Third sentence in, Daniel J. Mitchell is using a conclusion as if it were an observation. The problem is excessive government spending. Sounds like a conclusion to me.

And how would you know that "America’s fiscal problem is excessive government spending" if not for the deficits? But perhaps this is Mr. Mitchell's point. So then, let us suppose that deficits are evidence of excessive government spending.

Oh, well there you go. This is how we arrive at Mitchell's conclusion. By supposing it.

... In addition to being theoretically misguided, critics sometimes blame Obama for things that are not his fault. Listening to a talk radio program yesterday, the host asserted that Obama tripled the budget deficit in his first year. This assertion is understandable, since the deficit jumped from about $450 billion in 2008 to $1.4 trillion in 2009. As this chart illustrates, with the Bush years in green, it appears as if Obama’s policies have led to an explosion of debt.

But there is one rather important detail that makes a big difference. The chart is based on the assumption that the current administration should be blamed for the 2009 fiscal year. While this makes sense to a casual observer, it is largely untrue. The 2009 fiscal year began October 1, 2008, nearly four months before Obama took office. The budget for the entire fiscal year was largely set in place while Bush was in the White House...

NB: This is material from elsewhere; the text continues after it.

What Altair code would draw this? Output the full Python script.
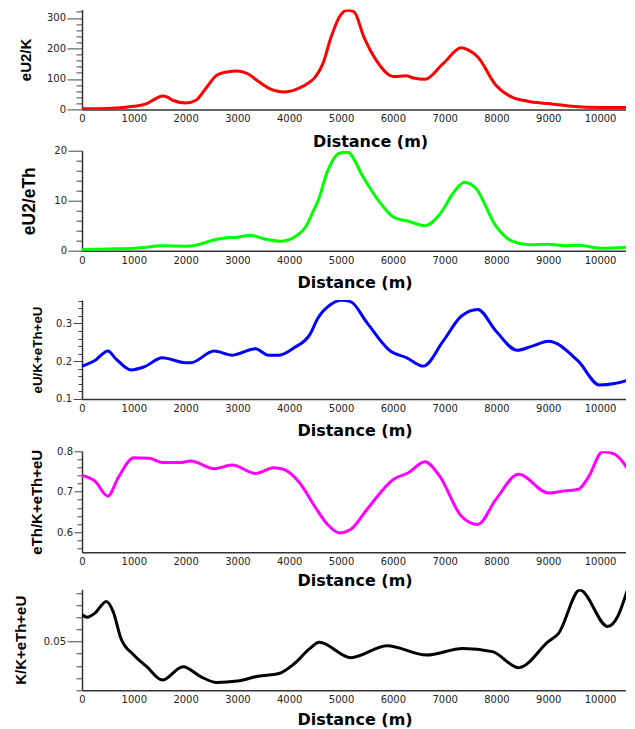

As for myself, I much prefer to leave out the politics altogether and deal directly with the economics of the economic problem.

1 comment:

Jazzbumpa said...

As weirdly refreshing as it is to see Cato 1) defending B Hoover Obama, and 2) placing responsibility where it belongs, the right strategy for reading Cato is to look for the lie.

Which you spotted right off.

The truth is, spending has only wiggled a bit and barely gone above the trend clearly visible since 1990.

The other truth is the bottom fell out of revenues, because the economy tanked.

Also, we seem to have forgotten how to tax. Don't expect Cato to say anything about that.